I’ve been carrying the Crocodile around inside me since 1975. This was the year when, as a little boy, I saw at the cinema a film which terrified me with its subject matter and its way of framing a tragedy that could have occurred in any city and at any moment in time. The film was Mario Monicelli’s AN AVERAGE LITTLE MAN, featuring the legendary Alberto Sordi: a director and an actor who was accustomed to make people laugh, but who on this occasion brought to life a tragic and dramatic story. A father, a mild-mannered retiree, suffers the trauma of the chance killing of his son during a shoot-out between the police and a gang of thieves, and vows to devote the rest of his existence to avenging his son’s death, becoming himself a terrible instrument of torture and death.

Since then, I’ve always believed that the Invisible Man really exists: he is the anonymous figure, the loner, the old man who shuffles down the street, staying close to the wall, head down, lost in the memories of a life. He is the man whom no one would dream of approaching, whom no one wishes to speak to. Such a man is capable of bringing to fruition any manner of criminal enterprise because he is able to gain access to whatever places he wishes without being noticed or remembered. When I decided to write a story that would play up the lonely wildernesses, the immense archipelago of islands that modern Western cities are made of, I felt that my killer, the perpetrator who would end the lives of so many innocents, ought to be a silent denouncement of the indifference and self-imposed isolation of a society that communicates constantly but no longer talks.

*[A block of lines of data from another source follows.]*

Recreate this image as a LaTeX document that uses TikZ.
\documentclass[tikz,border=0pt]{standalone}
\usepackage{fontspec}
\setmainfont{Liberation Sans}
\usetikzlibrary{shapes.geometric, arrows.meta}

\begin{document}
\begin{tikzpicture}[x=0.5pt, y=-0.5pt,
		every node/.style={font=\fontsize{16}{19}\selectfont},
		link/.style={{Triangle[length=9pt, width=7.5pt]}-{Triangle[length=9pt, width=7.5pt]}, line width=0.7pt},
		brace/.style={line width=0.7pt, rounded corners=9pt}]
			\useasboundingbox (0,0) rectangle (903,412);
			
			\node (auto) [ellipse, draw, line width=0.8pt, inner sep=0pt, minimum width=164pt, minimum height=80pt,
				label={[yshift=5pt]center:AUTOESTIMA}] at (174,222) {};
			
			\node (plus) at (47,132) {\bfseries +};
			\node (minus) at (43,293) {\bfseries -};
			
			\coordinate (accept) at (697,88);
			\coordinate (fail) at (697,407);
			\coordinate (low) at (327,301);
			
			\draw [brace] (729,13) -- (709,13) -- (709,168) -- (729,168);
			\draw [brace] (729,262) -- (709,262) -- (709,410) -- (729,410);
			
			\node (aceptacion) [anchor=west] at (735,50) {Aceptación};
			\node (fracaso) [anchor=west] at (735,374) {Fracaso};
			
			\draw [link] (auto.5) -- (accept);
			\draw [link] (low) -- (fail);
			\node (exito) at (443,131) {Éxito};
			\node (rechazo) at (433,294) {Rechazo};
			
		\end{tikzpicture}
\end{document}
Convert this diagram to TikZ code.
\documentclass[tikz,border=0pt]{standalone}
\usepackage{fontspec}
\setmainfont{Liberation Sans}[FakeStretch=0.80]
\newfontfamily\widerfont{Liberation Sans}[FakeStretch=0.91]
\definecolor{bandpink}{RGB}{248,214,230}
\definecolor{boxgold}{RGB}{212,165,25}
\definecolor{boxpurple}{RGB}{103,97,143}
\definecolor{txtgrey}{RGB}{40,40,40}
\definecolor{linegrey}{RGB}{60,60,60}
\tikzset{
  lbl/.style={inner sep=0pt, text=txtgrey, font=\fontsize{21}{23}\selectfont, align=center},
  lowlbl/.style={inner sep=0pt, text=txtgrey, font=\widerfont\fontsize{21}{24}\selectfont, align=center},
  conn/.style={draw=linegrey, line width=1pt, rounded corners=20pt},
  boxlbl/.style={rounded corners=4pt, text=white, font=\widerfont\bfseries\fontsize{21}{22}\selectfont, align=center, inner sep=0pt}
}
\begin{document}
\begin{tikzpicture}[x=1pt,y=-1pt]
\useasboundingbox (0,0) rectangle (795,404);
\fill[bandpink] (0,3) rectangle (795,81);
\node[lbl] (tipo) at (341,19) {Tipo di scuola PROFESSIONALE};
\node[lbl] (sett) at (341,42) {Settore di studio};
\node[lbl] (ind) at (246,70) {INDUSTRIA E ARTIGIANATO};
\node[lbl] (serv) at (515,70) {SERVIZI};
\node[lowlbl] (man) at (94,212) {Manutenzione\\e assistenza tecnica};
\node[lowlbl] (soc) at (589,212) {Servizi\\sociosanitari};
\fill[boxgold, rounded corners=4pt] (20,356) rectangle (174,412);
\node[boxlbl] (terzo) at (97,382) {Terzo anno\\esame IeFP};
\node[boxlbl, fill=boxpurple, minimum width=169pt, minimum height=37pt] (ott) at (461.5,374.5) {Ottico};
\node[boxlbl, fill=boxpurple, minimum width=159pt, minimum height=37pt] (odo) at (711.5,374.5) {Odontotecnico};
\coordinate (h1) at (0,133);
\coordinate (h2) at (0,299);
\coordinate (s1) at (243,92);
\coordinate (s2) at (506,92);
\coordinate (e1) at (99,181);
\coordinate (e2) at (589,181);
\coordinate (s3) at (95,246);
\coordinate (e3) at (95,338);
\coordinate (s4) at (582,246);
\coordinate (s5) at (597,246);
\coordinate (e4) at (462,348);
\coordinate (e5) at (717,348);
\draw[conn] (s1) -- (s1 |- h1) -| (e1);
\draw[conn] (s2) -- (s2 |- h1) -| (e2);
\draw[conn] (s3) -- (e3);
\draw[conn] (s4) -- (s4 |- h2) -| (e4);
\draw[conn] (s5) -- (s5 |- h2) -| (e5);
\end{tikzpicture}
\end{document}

Naples, in this novel, is a very different city from the Naples of the 1930s that I describe in my Inspector Ricciardi novels. She has ceased to be a community, one great single family that sacrifices any notion of individual privacy on the altar of solidarity and togetherness even if mired in poverty and despair, and has become instead a screaming metropolis in perpetual motion, caught up in millions of mainly illicit activities, her soul bartered in exchange for bigger profits. The city throws up an impenetrable wall of indifference that prevents the detective from gaining access to the information that will help him uncover the criminal, and all the while she acts as a shield for the criminal, allowing him to move around freely and plan a series of murders without anything standing in his way.

The novel is also, all the same, a love story. The love of fathers and mothers for their innocent children; the selfish love that chooses not to pose the question of what would best serve its object; the fragmented love that ends in separation. It’s also a novel about the desire and hope for love, a bond which can bring harmony where there is anguish, which can furnish us with new perspectives on the future.

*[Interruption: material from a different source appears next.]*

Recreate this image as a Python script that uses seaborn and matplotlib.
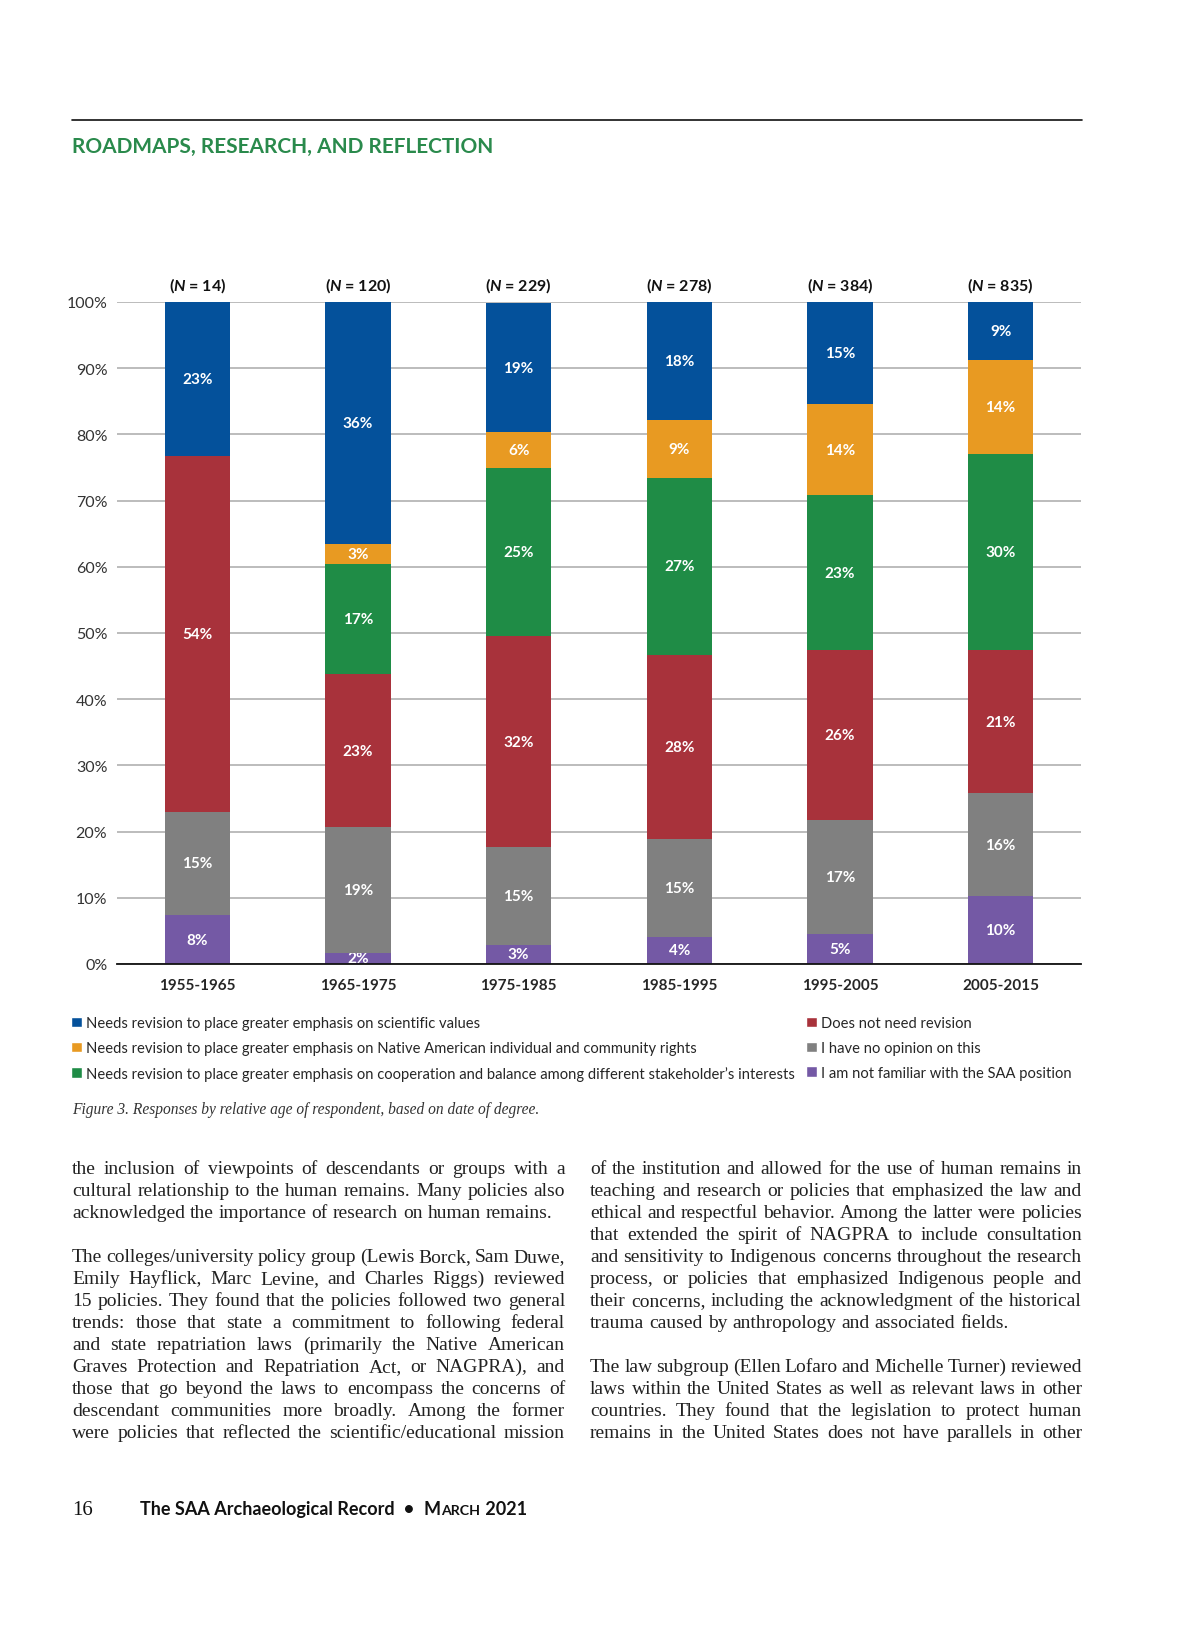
import numpy as np
import pandas as pd
import seaborn as sns
import matplotlib.pyplot as plt
from matplotlib.patches import Patch

# ---- data (percent of respondents) ----
periods = ['1955-1965', '1965-1975', '1975-1985', '1985-1995', '1995-2005', '2005-2015']
n_resp = [14, 120, 229, 278, 384, 835]

sci = [23.3, 36.6, 19.6, 17.8, 15.4, 8.8]
native = [0.0, 3.0, 5.4, 8.8, 13.8, 14.2]
coop = [0.0, 16.6, 25.4, 26.7, 23.4, 29.6]
no_rev = [53.7, 23.1, 31.8, 27.8, 25.6, 21.6]
no_opin = [15.6, 19.0, 14.8, 14.8, 17.3, 15.5]
not_fam = [7.4, 1.7, 2.9, 4.1, 4.5, 10.3]

# printed labels
sci_lbl = [23, 36, 19, 18, 15, 9]
native_lbl = [None, 3, 6, 9, 14, 14]
coop_lbl = [None, 17, 25, 27, 23, 30]
no_rev_lbl = [54, 23, 32, 28, 26, 21]
no_opin_lbl = [15, 19, 15, 15, 17, 16]
not_fam_lbl = [8, 2, 3, 4, 5, 10]

cats = ["Needs revision to place greater emphasis on scientific values",
        "Needs revision to place greater emphasis on Native American individual and community rights",
        "Needs revision to place greater emphasis on cooperation and balance among different stakeholder\u2019s interests",
        "Does not need revision",
        "I have no opinion on this",
        "I am not familiar with the SAA position"]
colors = ['#04519b', '#e89a22', '#1f8c46', '#a8323b', '#808080', '#7459a5']

W, H = 1200, 1631
sns.set_style('white')
plt.rcParams['font.family'] = ['Lato', 'DejaVu Sans']
plt.rcParams['mathtext.fontset'] = 'custom'
plt.rcParams['mathtext.it'] = 'Lato:italic:bold'

fig = plt.figure(figsize=(12, 16.31), dpi=100)
ax = fig.add_axes([117 / W, 1 - 965 / H, 964 / W, 662 / H])

# stack from the bottom up
layers = [(not_fam, not_fam_lbl, 5), (no_opin, no_opin_lbl, 4), (no_rev, no_rev_lbl, 3),
          (coop, coop_lbl, 2), (native, native_lbl, 1), (sci, sci_lbl, 0)]
bottom = np.zeros(len(periods))
for vals, lbls, ci in layers:
    df = pd.DataFrame({'period': periods, 'pct': vals})
    sns.barplot(data=df, x='period', y='pct', order=periods, color=colors[ci],
                saturation=1, width=0.405, bottom=bottom, linewidth=0, ax=ax, zorder=3)
    cont = ax.containers[-1]
    ax.bar_label(cont, labels=['' if l is None else f'{l}%' for l in lbls],
                 label_type='center', color='white', fontsize=11, fontweight='bold')
    bottom = bottom + np.array(vals)

ax.set_ylim(0, 100)
ax.set_xlim(-0.5, 5.5)
ax.set_yticks(range(0, 101, 10))
ax.set_yticklabels([f'{v}%' for v in range(0, 101, 10)], fontsize=11.5, color='#333333')
ax.tick_params(axis='y', length=0, pad=7)
ax.tick_params(axis='x', length=0, pad=10, labelsize=11)
for lab in ax.get_xticklabels():
    lab.set_fontweight('bold')
ax.set_xlabel('')
ax.set_ylabel('')
ax.yaxis.grid(True, color='#aaaaaa', linewidth=1.1, zorder=0)
ax.set_axisbelow(True)
for s in ['top', 'right', 'left']:
    ax.spines[s].set_visible(False)
ax.spines['bottom'].set_color('#111111')
ax.spines['bottom'].set_linewidth(1.3)
ax.spines['bottom'].set_zorder(5)

for i, n in enumerate(n_resp):
    ax.text(i, 101.2, f'($N$ = {n})', ha='center', va='bottom', fontsize=11.5, fontweight='bold',
            color='#111111')

# legend
handles = [Patch(facecolor=colors[i], label=cats[i]) for i in range(6)]
fig.legend(handles=handles, loc='upper left', bbox_to_anchor=(71 / W, 1 - 1017 / H), ncol=2,
           frameon=False, fontsize=10.6, handlelength=0.72, handleheight=0.72, handletextpad=0.3,
           columnspacing=0.75, labelspacing=0.74, borderpad=0, borderaxespad=0)

# page furniture
fig.add_artist(plt.Line2D([72 / W, 1082 / W], [1 - 121 / H, 1 - 121 / H], color='#111111', linewidth=1.2))
fig.text(72 / W, 1 - 153 / H, 'ROADMAPS, RESEARCH, AND REFLECTION', color='#2a8a4c',
         fontsize=15, fontweight='bold', va='baseline')
fig.text(72 / W, 1 - 1114 / H, 'Figure 3. Responses by relative age of respondent, based on date of degree.',
         family='Liberation Serif', style='italic', fontsize=11.2, color='#333333', va='baseline')

col1 = ["the inclusion of viewpoints of descendants or groups with a",
        "cultural relationship to the human remains. Many policies also",
        "acknowledged the importance of research on human remains.",
        "",
        "The colleges/university policy group (Lewis Borck, Sam Duwe,",
        "Emily Hayflick, Marc Levine, and Charles Riggs) reviewed",
        "15 policies. They found that the policies followed two general",
        "trends: those that state a commitment to following federal",
        "and state repatriation laws (primarily the Native American",
        "Graves Protection and Repatriation Act, or NAGPRA), and",
        "those that go beyond the laws to encompass the concerns of",
        "descendant communities more broadly. Among the former",
        "were policies that reflected the scientific/educational mission"]
col2 = ["of the institution and allowed for the use of human remains in",
        "teaching and research or policies that emphasized the law and",
        "ethical and respectful behavior. Among the latter were policies",
        "that extended the spirit of NAGPRA to include consultation",
        "and sensitivity to Indigenous concerns throughout the research",
        "process, or policies that emphasized Indigenous people and",
        "their concerns, including the acknowledgment of the historical",
        "trauma caused by anthropology and associated fields.",
        "",
        "The law subgroup (Ellen Lofaro and Michelle Turner) reviewed",
        "laws within the United States as well as relevant laws in other",
        "countries. They found that the legislation to protect human",
        "remains in the United States does not have parallels in other"]

body = dict(family='Liberation Serif', fontsize=14, color='#222222', va='baseline')
rend = fig.canvas.get_renderer()


def put_line(line, x0, x1, y, justify):
    words = line.split()
    texts = [fig.text(0, 1 - y / H, w, **body) for w in words]
    widths = [t.get_window_extent(rend).width for t in texts]
    if justify and len(words) > 1:
        gap = (x1 - x0 - sum(widths)) / (len(words) - 1)
    else:
        gap = 5.0
    x = x0
    for t, w in zip(texts, widths):
        t.set_x(x / W)
        x += w + gap


for col, (x0, x1) in [(col1, (72, 565)), (col2, (590, 1082))]:
    for i, line in enumerate(col):
        if not line:
            continue
        last = i + 1 < len(col) and col[i + 1] == ''
        put_line(line, x0, x1, 1174 + 22 * i, not last)

# footer, pieces laid out one after another
fig.text(72 / W, 1 - 1515 / H, '16', family='Liberation Serif', fontsize=15, color='#111111', va='baseline')
x = 140
for txt, size in [('The SAA Archaeological Record', 13), ('  \u2022  ', 13), ('M', 13), ('ARCH', 10.2), (' 2021', 13)]:
    t = fig.text(x / W, 1 - 1515 / H, txt, fontsize=size, fontweight='bold', color='#111111', va='baseline')
    x += t.get_window_extent(rend).width + 0.5

fig.savefig('out.png', dpi=100)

A final word on the main characters of THE CROCODILE: Inspector Lojacono is a man who has known love, friendship, family life, and had them taken away from him thanks to a malicious lie. He feels he’s a dead man walking, but he’s not, and in the course of the novel we observe a kind of unwanted and unforeseen rebirth in him. The Crocodile is cold-hearted and fully conscious of his actions, he is carrying out a mission to which he has vowed his life. But of his torment, to which we, the readers, are witnesses, we can feel only a mixture of horror and pity.